Students must qualify by earning a high enough grade point average in high school. Students must also maintain a minimum GPA while in college to continue receiving the scholarship.
Coffin said testimony of the effect of the transfer differed at the close of the session, with estimates putting the life of the program in jeopardy by as early as 2011 or as late as 2014.
“The scholarship is supposed to be based on academic achievement and potential,” he said. “I don’t think means testing is a good idea. We want to keep high quality people here in Nevada.”
Coffin said his daughter will graduate high school in 2012, and that he was counting on the scholarship as a partial assist to the family for college expenses.

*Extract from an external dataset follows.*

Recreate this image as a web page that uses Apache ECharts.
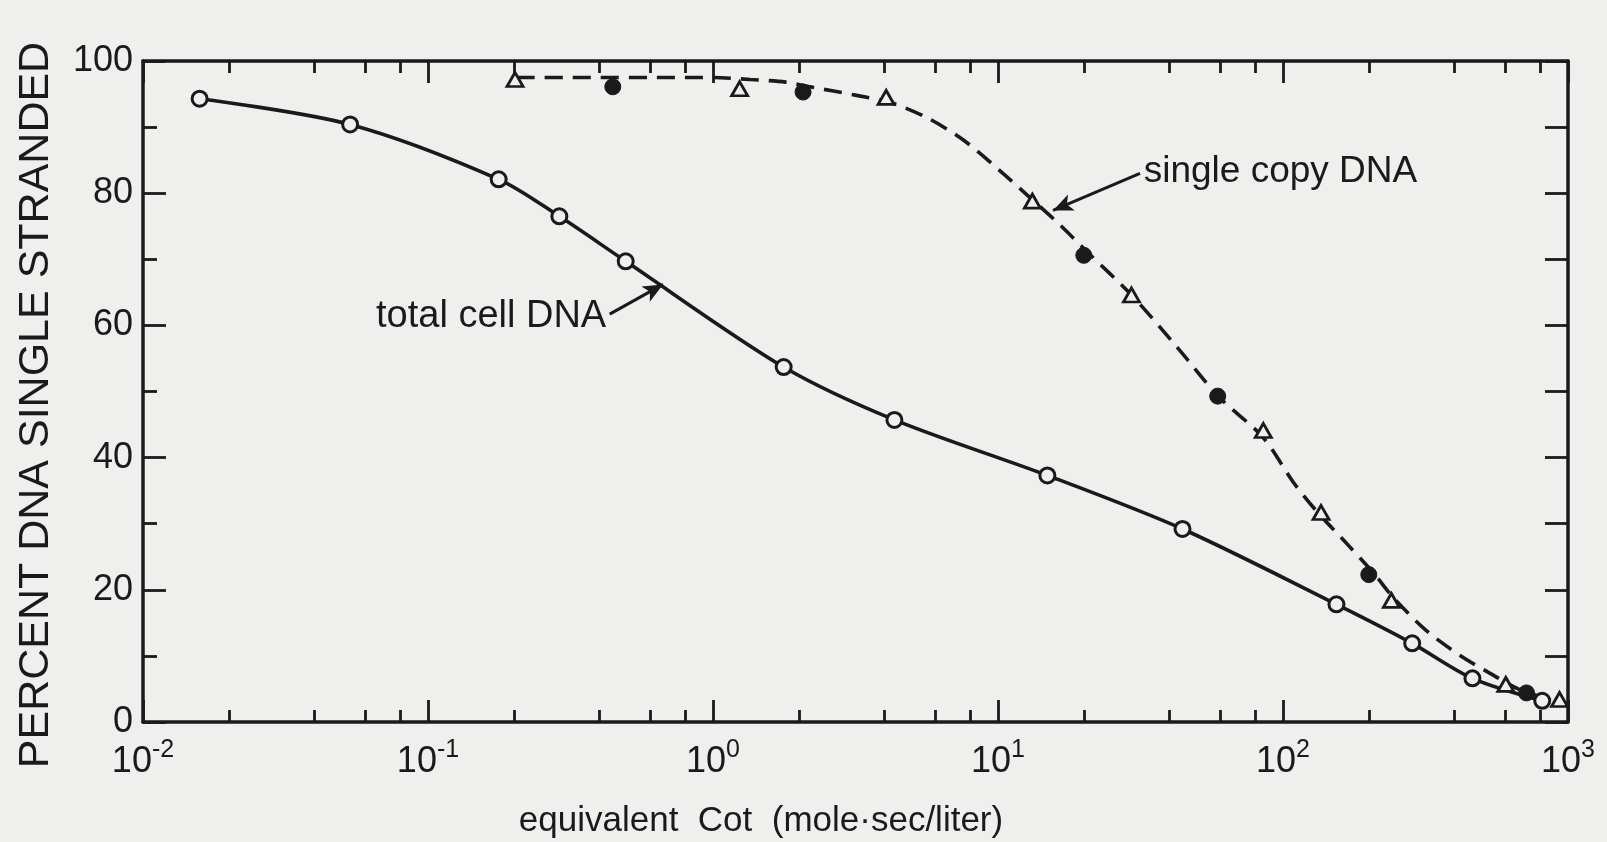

“Unless we do something she will never get a dime,” he said.
Even so, Coffin was not sure what other alternatives should be considered to continue the program.
Guinn, who proposed the scholarship in his first term as governor using money from a state settlement with tobacco companies, said he too does not believe means testing is the answer. The scholarship is too important, and the Legislature next year should consider restoring the fund while tackling what could be a $3 billion funding shortfall, he said.
Means testing would only pit one Nevada family against another, Guinn said.
While the transfer was necessary because of the tough economic conditions and the need for all programs to assist with the shortfall, the scholarship is too important to let fail, he said.
“It is so important for economic development and providing an educated workforce,” Guinn said.
Burns said there is no need for a quick resolution to the scholarship shortfall because the program is good through 2014. But the idea of limiting it to those in financial need only as a way to extend its life has been a topic of conversation in the administration, he said.
Regent Mark Alden said he would be amenable to means testing if it could save the scholarship.
“I have no problem with that at all,” he said. “When we’re short on money, we have to be more careful.”
It is a better option than losing the program completely, Alden said.
The scholarship is costing about $25 million a year but is getting only about $18 million a year from the tobacco fund. As a result, the Legislature has transferred money from the state’s unclaimed property fund to keep the program financially sound.
According to the state Treasurer’s Office, which oversees the program, about 59,000 Nevada high school graduates have taken advantage of the program since it began in 2000, with about 20,000 earning degrees.